Deploy your buyers to work on more added-value tasks with the time that they have saved through not having to deal with all of the day to day admin associated with having a long tail of nonstrategic vendors.

Each additional vendor you have is one more late delivery, unpaid invoice, change in VAT number, delivery discrepancy, or price increase request.

You may not see savings immediately, but by working smarter, not harder, you will soon see the benefit through the white space this creates in your team’s workload.

5. Implement catalogs to increase compliance and spend visibility

Catalogs are a win-win solution. The supplier will always gladly work with you to set these up because it usually means increased revenue for them, as spend is channeled through their catalog as a preferred vendor.

For the buyer, they are a great way to improve compliance, spend visibility, and data quality.
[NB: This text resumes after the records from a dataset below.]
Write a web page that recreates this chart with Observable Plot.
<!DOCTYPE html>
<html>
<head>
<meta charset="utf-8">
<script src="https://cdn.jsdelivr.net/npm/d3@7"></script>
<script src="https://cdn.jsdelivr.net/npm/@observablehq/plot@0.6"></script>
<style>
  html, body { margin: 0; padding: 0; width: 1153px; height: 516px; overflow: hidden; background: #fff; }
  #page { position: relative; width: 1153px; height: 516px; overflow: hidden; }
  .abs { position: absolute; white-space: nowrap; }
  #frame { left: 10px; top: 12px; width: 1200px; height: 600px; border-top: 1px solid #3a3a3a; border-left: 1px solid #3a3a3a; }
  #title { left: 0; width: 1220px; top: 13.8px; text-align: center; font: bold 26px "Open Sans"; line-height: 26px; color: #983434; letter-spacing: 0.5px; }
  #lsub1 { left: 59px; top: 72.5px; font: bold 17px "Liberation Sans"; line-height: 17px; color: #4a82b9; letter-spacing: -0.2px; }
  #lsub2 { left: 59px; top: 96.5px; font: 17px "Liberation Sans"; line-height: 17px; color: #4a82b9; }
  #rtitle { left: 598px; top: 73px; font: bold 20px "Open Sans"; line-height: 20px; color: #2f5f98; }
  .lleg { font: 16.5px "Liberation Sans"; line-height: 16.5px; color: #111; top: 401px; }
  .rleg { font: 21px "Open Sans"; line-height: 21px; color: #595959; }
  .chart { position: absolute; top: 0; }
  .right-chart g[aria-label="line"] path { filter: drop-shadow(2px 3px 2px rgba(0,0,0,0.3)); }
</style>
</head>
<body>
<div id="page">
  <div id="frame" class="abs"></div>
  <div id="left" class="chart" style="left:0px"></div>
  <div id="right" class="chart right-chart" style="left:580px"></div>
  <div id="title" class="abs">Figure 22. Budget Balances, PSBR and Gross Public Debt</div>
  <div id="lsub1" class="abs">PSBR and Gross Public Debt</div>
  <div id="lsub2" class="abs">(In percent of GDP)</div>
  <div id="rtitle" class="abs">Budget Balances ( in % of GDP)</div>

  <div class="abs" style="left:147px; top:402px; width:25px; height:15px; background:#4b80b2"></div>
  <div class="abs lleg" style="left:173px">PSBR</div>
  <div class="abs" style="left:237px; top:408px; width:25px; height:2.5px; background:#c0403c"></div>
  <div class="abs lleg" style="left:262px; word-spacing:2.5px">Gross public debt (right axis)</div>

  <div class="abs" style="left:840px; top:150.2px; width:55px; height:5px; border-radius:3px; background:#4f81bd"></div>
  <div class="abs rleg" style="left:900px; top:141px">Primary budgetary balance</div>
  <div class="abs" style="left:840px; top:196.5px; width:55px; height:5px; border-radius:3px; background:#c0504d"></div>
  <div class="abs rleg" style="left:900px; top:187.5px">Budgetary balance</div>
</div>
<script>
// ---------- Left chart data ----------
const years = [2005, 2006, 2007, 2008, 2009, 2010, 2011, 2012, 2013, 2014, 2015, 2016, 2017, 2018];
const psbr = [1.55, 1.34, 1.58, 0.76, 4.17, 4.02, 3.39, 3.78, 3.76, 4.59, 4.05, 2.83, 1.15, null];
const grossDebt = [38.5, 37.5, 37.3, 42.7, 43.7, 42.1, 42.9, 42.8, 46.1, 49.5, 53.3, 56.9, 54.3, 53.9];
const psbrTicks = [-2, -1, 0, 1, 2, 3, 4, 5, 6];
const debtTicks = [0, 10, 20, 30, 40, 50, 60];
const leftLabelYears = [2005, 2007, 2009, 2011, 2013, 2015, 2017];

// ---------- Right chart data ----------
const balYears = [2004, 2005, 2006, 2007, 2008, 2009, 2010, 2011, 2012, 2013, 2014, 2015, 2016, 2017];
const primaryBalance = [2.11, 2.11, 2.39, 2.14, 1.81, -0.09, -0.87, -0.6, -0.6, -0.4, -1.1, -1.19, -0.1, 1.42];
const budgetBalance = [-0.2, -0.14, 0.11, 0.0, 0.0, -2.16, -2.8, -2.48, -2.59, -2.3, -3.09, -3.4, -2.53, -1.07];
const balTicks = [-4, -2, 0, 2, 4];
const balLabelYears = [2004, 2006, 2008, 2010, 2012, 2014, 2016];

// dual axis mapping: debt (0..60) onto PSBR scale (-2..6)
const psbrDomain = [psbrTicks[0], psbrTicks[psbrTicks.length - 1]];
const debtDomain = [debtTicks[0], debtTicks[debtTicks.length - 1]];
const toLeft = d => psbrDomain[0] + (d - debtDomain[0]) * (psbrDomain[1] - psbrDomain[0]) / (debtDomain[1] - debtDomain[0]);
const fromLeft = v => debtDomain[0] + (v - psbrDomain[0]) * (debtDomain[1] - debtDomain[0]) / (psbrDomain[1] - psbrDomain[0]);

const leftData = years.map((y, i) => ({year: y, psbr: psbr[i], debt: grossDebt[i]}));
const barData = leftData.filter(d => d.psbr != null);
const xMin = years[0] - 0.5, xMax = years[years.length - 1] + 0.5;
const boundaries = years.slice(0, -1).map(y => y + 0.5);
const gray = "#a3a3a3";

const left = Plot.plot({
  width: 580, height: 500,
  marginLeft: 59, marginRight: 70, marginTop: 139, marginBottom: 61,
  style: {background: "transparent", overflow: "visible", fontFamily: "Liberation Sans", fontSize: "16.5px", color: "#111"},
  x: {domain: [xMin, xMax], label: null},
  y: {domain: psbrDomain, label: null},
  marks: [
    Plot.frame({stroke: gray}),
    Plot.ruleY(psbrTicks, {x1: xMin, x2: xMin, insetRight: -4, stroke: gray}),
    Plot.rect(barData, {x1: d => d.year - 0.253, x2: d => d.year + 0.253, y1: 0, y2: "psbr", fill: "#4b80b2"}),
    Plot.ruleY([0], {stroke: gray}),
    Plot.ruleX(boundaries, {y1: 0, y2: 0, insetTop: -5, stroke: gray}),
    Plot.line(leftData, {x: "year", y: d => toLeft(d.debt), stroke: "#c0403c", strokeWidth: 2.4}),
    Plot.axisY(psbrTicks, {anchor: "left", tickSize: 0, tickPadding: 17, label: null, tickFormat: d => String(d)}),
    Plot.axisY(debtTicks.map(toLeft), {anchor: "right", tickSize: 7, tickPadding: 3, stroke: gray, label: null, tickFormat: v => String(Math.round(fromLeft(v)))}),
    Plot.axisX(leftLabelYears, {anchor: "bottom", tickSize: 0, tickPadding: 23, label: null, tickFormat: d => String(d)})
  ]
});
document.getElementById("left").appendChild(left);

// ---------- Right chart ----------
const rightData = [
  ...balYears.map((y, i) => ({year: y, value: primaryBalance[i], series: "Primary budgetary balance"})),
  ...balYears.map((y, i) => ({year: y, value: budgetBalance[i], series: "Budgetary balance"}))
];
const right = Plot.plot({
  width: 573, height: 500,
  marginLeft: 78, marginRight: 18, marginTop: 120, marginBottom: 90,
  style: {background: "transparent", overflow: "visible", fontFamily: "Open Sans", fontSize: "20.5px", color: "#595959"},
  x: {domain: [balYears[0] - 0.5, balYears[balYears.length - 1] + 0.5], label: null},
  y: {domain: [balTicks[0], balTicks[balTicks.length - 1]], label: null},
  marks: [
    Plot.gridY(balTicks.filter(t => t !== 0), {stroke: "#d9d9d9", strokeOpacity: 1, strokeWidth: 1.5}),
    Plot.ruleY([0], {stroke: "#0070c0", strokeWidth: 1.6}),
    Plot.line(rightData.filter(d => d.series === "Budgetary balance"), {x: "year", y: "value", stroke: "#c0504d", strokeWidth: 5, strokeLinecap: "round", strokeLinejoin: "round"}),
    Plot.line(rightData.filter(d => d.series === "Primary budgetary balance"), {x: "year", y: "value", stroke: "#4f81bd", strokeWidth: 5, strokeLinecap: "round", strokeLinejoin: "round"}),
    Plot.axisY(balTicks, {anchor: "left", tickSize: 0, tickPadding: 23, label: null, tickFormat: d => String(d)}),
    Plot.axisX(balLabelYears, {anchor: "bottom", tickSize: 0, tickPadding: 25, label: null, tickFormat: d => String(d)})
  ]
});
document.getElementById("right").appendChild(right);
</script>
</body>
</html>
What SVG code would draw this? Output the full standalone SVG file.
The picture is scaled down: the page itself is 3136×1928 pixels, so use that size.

For noncomplex items where it doesn’t make sense to create material master data, using a supplier catalog will reduce the amount of free text POs and the poor descriptions these often contain which can make your spend data a mess.

It will enable you to have deeper insights into your spend and consumption, directly have an influence over pricing, as well as determining the SKUs your stakeholders are able to buy.

Do they really need a Bosch screwdriver, or is a private label brand just fine at 20% saving?

Catalogs can either be internally hosted on your server or as a “punch out” solution hosted by the vendor. The approach you take will depend for example on available IT resources, the category of spend, and the number of users who will need access.

Conclusion

Of course, there are many more ways how tail spend can drive less obvious expense reduction opportunities. I hope these have provided a taster of why looking more closely at, and having a clear procurement strategy for how you tackle your tail spend should be a high priority for your organization during these uncertain economic times.